Beyond this capability in Google Earth, I would like a developed app that would integrate all those freely sourced 3D buildings built online and place them within an augmented reality app.  Anywhere you walk through the city you could enable the app and hold up the phone and from the same vantage point, be able to scroll through hundreds of years of urban growth and transformation.  The perspective on current projects that that kind of a technology would engender would radically change both architects and the public view of what our places have been and will be.
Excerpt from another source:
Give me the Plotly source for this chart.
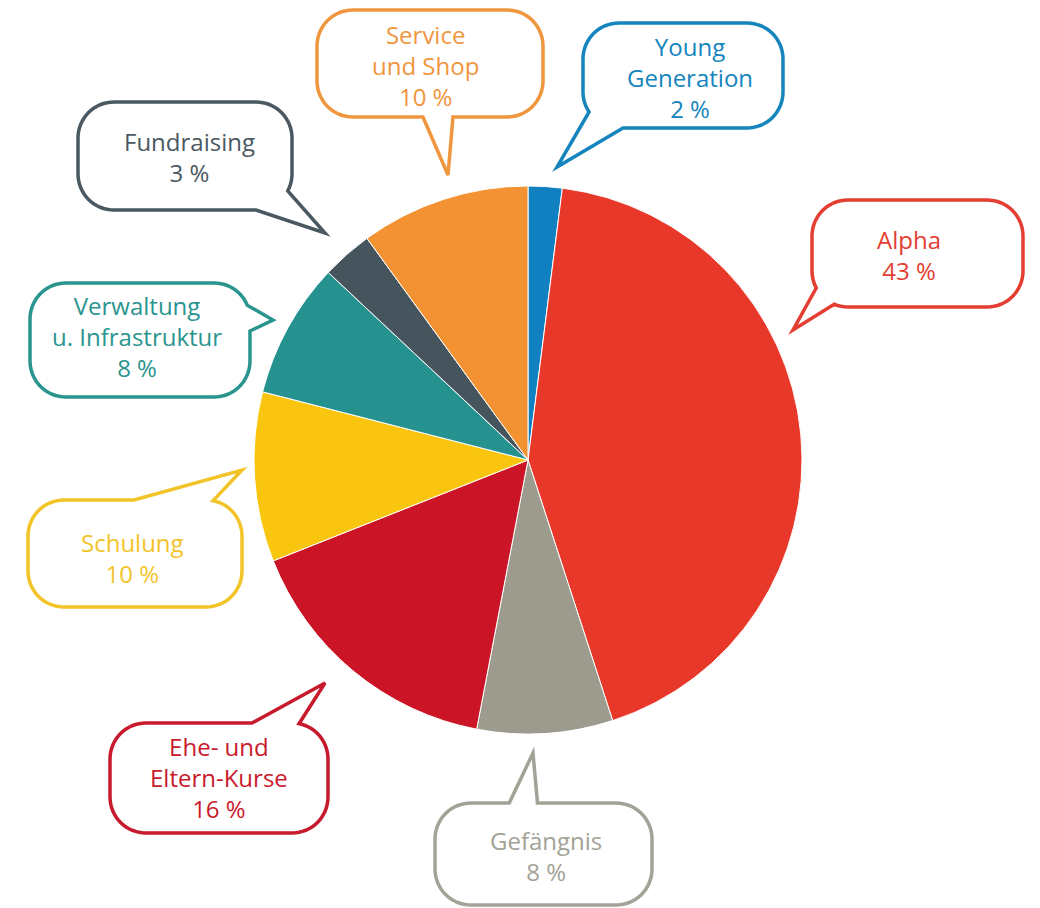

Locally there are two programs that begin to approach this kind of real time/place historical understanding using current tools.  Historic Denver's Denver Story Trek allows people to choose from a range of designed tours or the ability to create your own.  As you walk, bike or drive around the city, a text message prompts you to information about a given site, both its architecture and social history.  Free audio files can accompany your tour and help bring to life each site.

Another program, run by the Denver Public Library's Western History & Genealogy folks, called Creating Communities, harnesses a vast digitized archive of images and information to map neighborhood histories.  Their work consists of a Google map containing building histories and an iPhone app, Creating Communities, that allow you to search your neighborhood and access information about its city while also on the move.

Can we expect to see my proposed app some time soon?  Well, there's not much money to be made in preservation, so unless there's so nice grant out there for a pilot project, probably not.  If you know of such a thing, let me know.  If you have further thoughts on how to apply this technology to architecture and preservation issues, I would love to hear that as well.